The need of the Church in the end of the first century is its need in the beginning of the twentieth. Surely the thing of all things needed is a simple, clear, understandable revelation direct from our Lord Jesus Himself. It was needed then. Clearly it has been needed in every generation since then. And one whose pulse is at all sensitive to spirit conditions to-day feels that surely it is the thing needed now.
And here it is, a revelation of Himself, crowned in the upper world, keeping in closest touch with things down in this world, telling us what the outcome is to be, and especially speaking of our attitude toward Himself in this present in-between interval.
Usually God's method with man is to give him enough of a revelation of Himself in nature, and in His Word, to start him straight, and guide him as he goes to school with himself as chief pupil, with all of nature to find out and develop, and so to get mastery both of himself and of nature and its forces. We recognize this as the best school-teacher method for good self-development.
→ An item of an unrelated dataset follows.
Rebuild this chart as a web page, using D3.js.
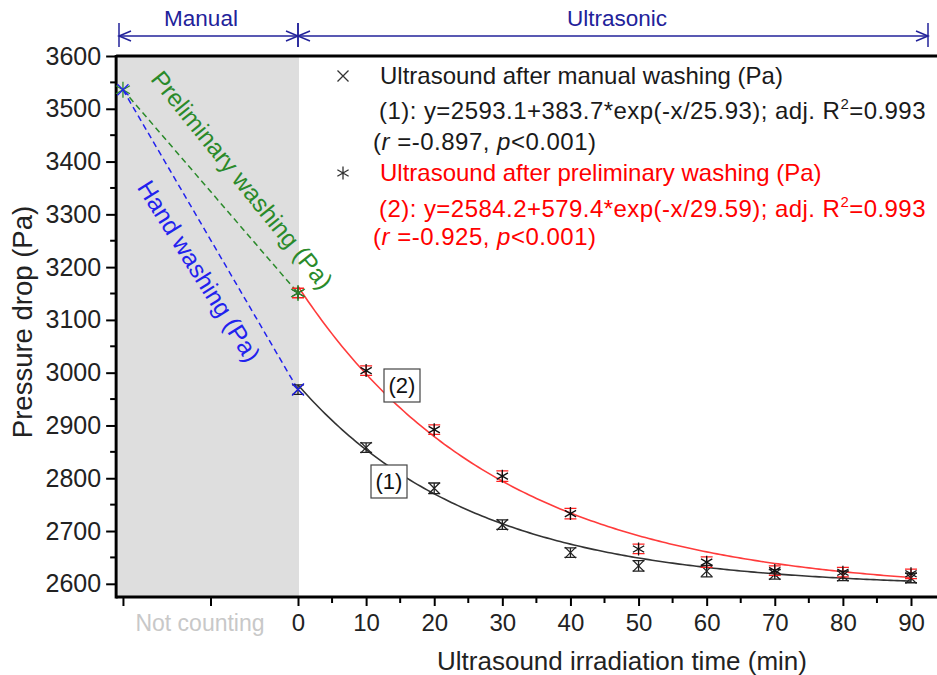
<!DOCTYPE html>
<html>
<head>
<meta charset="utf-8">
<script src="https://cdn.jsdelivr.net/npm/d3@7"></script>
<style>
  body { margin: 0; background: #fff; }
  svg { display: block; font-family: "Liberation Sans", Arial, sans-serif; }
</style>
</head>
<body>
<svg width="937" height="675"></svg>
<script>
const timeMin = [0, 10, 20, 30, 40, 50, 60, 70, 80, 90];
const manualVals = [2968, 2858, 2781, 2712, 2659, 2634, 2624, 2618, 2615, 2611];
const prelimVals = [3151, 3004, 2892, 2804, 2733, 2666, 2641, 2625, 2622, 2619];
const manualErr = [9, 9, 10, 9, 9, 10, 11, 9, 9, 9];
const prelimErr = [9, 9, 9, 10, 10, 9, 10, 9, 9, 9];
// starting point before any washing, drawn on the "not counting" part of the axis
const preX = -25.7;
const preVal = 3536;
// fit parameters y = a + b*exp(-x/t)
const fitManual = [2593.1, 383.7, 25.93];
const fitPrelim = [2584.2, 579.4, 29.59];
const yTicks = [2600, 2700, 2800, 2900, 3000, 3100, 3200, 3300, 3400, 3500, 3600];
const xTicks = [0, 10, 20, 30, 40, 50, 60, 70, 80, 90];

const svg = d3.select("svg");
const x = d3.scaleLinear().domain([0, 90]).range([298, 911]);
const y = d3.scaleLinear().domain([2575, 3600]).range([597, 56]);
const left = x(-26.7), right = 937;

// gray "manual" band
svg.append("rect")
  .attr("x", left + 2).attr("y", y(3600) + 1)
  .attr("width", x(0) - left - 1).attr("height", y(2575) - y(3600) - 2)
  .attr("fill", "#dedede");

// header with arrows
const navy = "#22229a";
const hy = 36;
function bracket(x0, x1) {
  const g = svg.append("g").attr("stroke", navy).attr("stroke-width", 1.5).attr("fill", "none");
  g.append("line").attr("x1", x0).attr("x2", x1).attr("y1", hy).attr("y2", hy);
  g.append("path").attr("d", `M${x0 + 12},${hy - 5}L${x0},${hy}L${x0 + 12},${hy + 5}`);
  g.append("path").attr("d", `M${x1 - 12},${hy - 5}L${x1},${hy}L${x1 - 12},${hy + 5}`);
  [x0, x1].forEach(v => g.append("line").attr("x1", v).attr("x2", v).attr("y1", hy - 13).attr("y2", hy + 11));
}
bracket(119, x(0));
bracket(x(0), 928);
svg.append("text").attr("x", 201).attr("y", 26).attr("text-anchor", "middle")
  .attr("font-size", 22.5).attr("fill", navy).text("Manual");
svg.append("text").attr("x", 617).attr("y", 26).attr("text-anchor", "middle")
  .attr("font-size", 22.5).attr("fill", navy).text("Ultrasonic");

// axes
const yAxis = d3.axisLeft(y).tickValues(yTicks).tickFormat(d3.format("d")).tickSize(10).tickPadding(5);
const gy = svg.append("g").attr("transform", `translate(${left},0)`).call(yAxis);
gy.selectAll(".tick text").attr("font-size", 25).attr("fill", "#222");
gy.append("g").selectAll("line").data(d3.range(2650, 3600, 100)).join("line")
  .attr("x1", -6).attr("x2", 0).attr("y1", d => y(d)).attr("y2", d => y(d))
  .attr("stroke", "#000").attr("stroke-width", 2);

const xAxis = d3.axisBottom(x).tickValues([preX, preX / 2].concat(xTicks))
  .tickFormat(d => d < 0 ? "" : d).tickSize(9).tickPadding(8);
const gx = svg.append("g").attr("transform", `translate(0,${y(2575)})`).call(xAxis);
gx.selectAll(".tick text").attr("font-size", 24).attr("fill", "#222");
gx.append("g").selectAll("line").data(d3.range(5, 90, 10)).join("line")
  .attr("x1", d => x(d)).attr("x2", d => x(d)).attr("y1", 0).attr("y2", 6)
  .attr("stroke", "#000").attr("stroke-width", 2);

[gx, gy].forEach(g => {
  g.select(".domain").remove();
  g.selectAll(".tick line").attr("stroke-width", 2);
});
svg.append("line").attr("x1", left).attr("x2", right).attr("y1", y(2575)).attr("y2", y(2575))
  .attr("stroke", "#000").attr("stroke-width", 3);
svg.append("line").attr("x1", left).attr("x2", left).attr("y1", y(3600) - 1).attr("y2", y(2575) + 1.5)
  .attr("stroke", "#000").attr("stroke-width", 3);
svg.append("line").attr("x1", left).attr("x2", right).attr("y1", y(3600)).attr("y2", y(3600))
  .attr("stroke", "#000").attr("stroke-width", 3);

svg.append("text").attr("x", 200).attr("y", 631).attr("text-anchor", "middle")
  .attr("font-size", 23).attr("fill", "#c8c8c8").text("Not counting");
svg.append("text").attr("x", 622).attr("y", 670).attr("text-anchor", "middle")
  .attr("font-size", 26).attr("fill", "#222").text("Ultrasound irradiation time (min)");
svg.append("text").attr("transform", "translate(32,322) rotate(-90)").attr("text-anchor", "middle")
  .attr("font-size", 27.5).attr("fill", "#222").text("Pressure drop (Pa)");

// dashed manual-stage lines
const green = "#2a8a2a", blue = "#2222ee";
svg.append("line").attr("x1", x(preX)).attr("y1", y(preVal)).attr("x2", x(0)).attr("y2", y(prelimVals[0]))
  .attr("stroke", green).attr("stroke-width", 1.5).attr("stroke-dasharray", "6,4");
svg.append("line").attr("x1", x(preX)).attr("y1", y(preVal)).attr("x2", x(0)).attr("y2", y(manualVals[0]))
  .attr("stroke", blue).attr("stroke-width", 1.5).attr("stroke-dasharray", "6,4");

// fit curves
const fitX = d3.range(0, 90.01, 0.5);
const line = d3.line().x(d => x(d[0])).y(d => y(d[1]));
function fitCurve(p, color) {
  svg.append("path")
    .attr("d", line(fitX.map(t => [t, p[0] + p[1] * Math.exp(-t / p[2])])))
    .attr("fill", "none").attr("stroke", color).attr("stroke-width", 1.6);
}
fitCurve(fitPrelim, "#ff3b3b");
fitCurve(fitManual, "#333");

// markers
function cross(g, cx, cy, r, color) {
  g.append("path").attr("d", `M${cx - r},${cy - r}L${cx + r},${cy + r}M${cx - r},${cy + r}L${cx + r},${cy - r}`)
    .attr("stroke", color).attr("stroke-width", 1.3).attr("fill", "none");
}
function star(g, cx, cy, r, color) {
  const a = r * Math.cos(Math.PI / 6), b = r * Math.sin(Math.PI / 6);
  g.append("path").attr("d", `M${cx},${cy - r}L${cx},${cy + r}M${cx - a},${cy - b}L${cx + a},${cy + b}M${cx - a},${cy + b}L${cx + a},${cy - b}`)
    .attr("stroke", color).attr("stroke-width", 1.3).attr("fill", "none");
}
function errBar(g, cx, v, e, color) {
  const y0 = y(v - e), y1 = y(v + e);
  g.append("path").attr("d", `M${cx - 6},${y1}H${cx + 6}M${cx},${y1}V${y0}M${cx - 6},${y0}H${cx + 6}`)
    .attr("stroke", color).attr("stroke-width", 1.3).attr("fill", "none");
}
const gm = svg.append("g");
timeMin.forEach((t, i) => {
  errBar(gm, x(t), manualVals[i], manualErr[i], "#222");
  cross(gm, x(t), y(manualVals[i]), 5.5, "#222");
});
timeMin.forEach((t, i) => {
  errBar(gm, x(t), prelimVals[i], prelimErr[i], "#ff2020");
  star(gm, x(t), y(prelimVals[i]), 6.5, "#111");
});
// manual-stage points
star(gm, x(preX), y(preVal), 8, green);
cross(gm, x(preX), y(preVal), 5.5, blue);
star(gm, x(0), y(prelimVals[0]), 8, green);
cross(gm, x(0), y(manualVals[0]), 6, blue);

// rotated labels
svg.append("text").attr("transform", "translate(242,180) rotate(51)")
  .attr("text-anchor", "middle").attr("dominant-baseline", "central")
  .attr("font-size", 24.5).attr("fill", green).text("Preliminary washing (Pa)");
svg.append("text").attr("transform", "translate(199,271) rotate(58)")
  .attr("text-anchor", "middle").attr("dominant-baseline", "central")
  .attr("font-size", 24.5).attr("fill", blue).text("Hand washing (Pa)");

// curve tags
function tag(cx, cy, label) {
  svg.append("rect").attr("x", cx - 18).attr("y", cy - 16).attr("width", 36).attr("height", 33)
    .attr("fill", "#fff").attr("stroke", "#444").attr("stroke-width", 1.2);
  svg.append("text").attr("x", cx).attr("y", cy + 8).attr("text-anchor", "middle")
    .attr("font-size", 22).attr("fill", "#111").text(label);
}
tag(402, 385, "(2)");
tag(389, 481, "(1)");

// legend
const lg = svg.append("g").attr("font-size", 24);
cross(lg, 343, 76, 5.5, "#333");
star(lg, 343, 173, 6.5, "#333");
function legendLine(xp, yp, color, parts, spacing) {
  const t = lg.append("text").attr("x", xp).attr("y", yp).attr("fill", color)
    .attr("letter-spacing", spacing || 0);
  parts.forEach(p => {
    const s = t.append("tspan").text(p.t);
    if (p.i) s.attr("font-style", "italic");
    if (p.sup) s.attr("font-size", 15).attr("dy", -10);
    if (p.down) s.attr("dy", 10);
  });
}
const dark = "#1a1a1a", red = "#ff0000";
legendLine(380, 84, dark, [{ t: "Ultrasound after manual washing (Pa)" }]);
legendLine(379, 119, dark, [{ t: "(1): y=2593.1+383.7*exp(-x/25.93); adj. R" }, { t: "2", sup: true }, { t: "=0.993", down: true }], 0.45);
legendLine(373, 150, dark, [{ t: "(" }, { t: "r", i: true }, { t: " =-0.897, " }, { t: "p", i: true }, { t: "<0.001)" }], 0.5);
legendLine(380, 181, red, [{ t: "Ultrasound after preliminary washing (Pa)" }]);
legendLine(379, 217, red, [{ t: "(2): y=2584.2+579.4*exp(-x/29.59); adj. R" }, { t: "2", sup: true }, { t: "=0.993", down: true }], 0.45);
legendLine(373, 245, red, [{ t: "(" }, { t: "r", i: true }, { t: " =-0.925, " }, { t: "p", i: true }, { t: "<0.001)" }], 0.5);
</script>
</body>
</html>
But here something more seems needed. The situation down on the earth has gotten badly mixed up. Even though Jesus has been on the earth, and has died, and has sent down the Holy Spirit in such irresistible power, the situation in the world, and among His disciples, has gotten so subtly tangled and intense, the enemy is so viciously and cunningly at work, that only one thing will meet the need,—a revelation, a simple, direct, warm revelation given us personally by the Lord Jesus Himself. And here it is in this little end-book, with its vision of the glorified Jesus, its pleading heart-cry to His followers, and its simple but tremendous outlook into the future.
It would not be surprising if such a book should be made the subject of special attack by the evil one. It is not surprising, though it is deeply grievous, that the common idea about this book among Christian people is that it is a sort of a puzzle, that it is impossible to get a simple, clear, workable understanding of its message. Parts of it are conned over tenderly and loved, a paragraph here, a verse there, and so on, but a grasp of the one simple message of the book seems not common, to put it mildly. No book of the sixty-six has seemed so much like a riddle to which no one knew the answer. And without doubt the full meaning of much will be quite clear only as events work themselves out. Events will be the best exposition of certain parts. But these parts, be it keenly noted, are not essential to the grasp of the whole message. God is intensely practical. Jesus was too intent on helping people to be otherwise than practical. He hasn't changed. He is too tremendously wrapped up in the outworking of His plans. The Bible is wholly a practical book. And this crowning end of it is intensely and only practical. It is with the clear conviction that it is entirely possible to get the simple grasp of it that shall steady our steps, and clear our understanding, and feed our personal devotion to the absent Jesus, our blessed Lord, that these few simple quiet talks have been put together.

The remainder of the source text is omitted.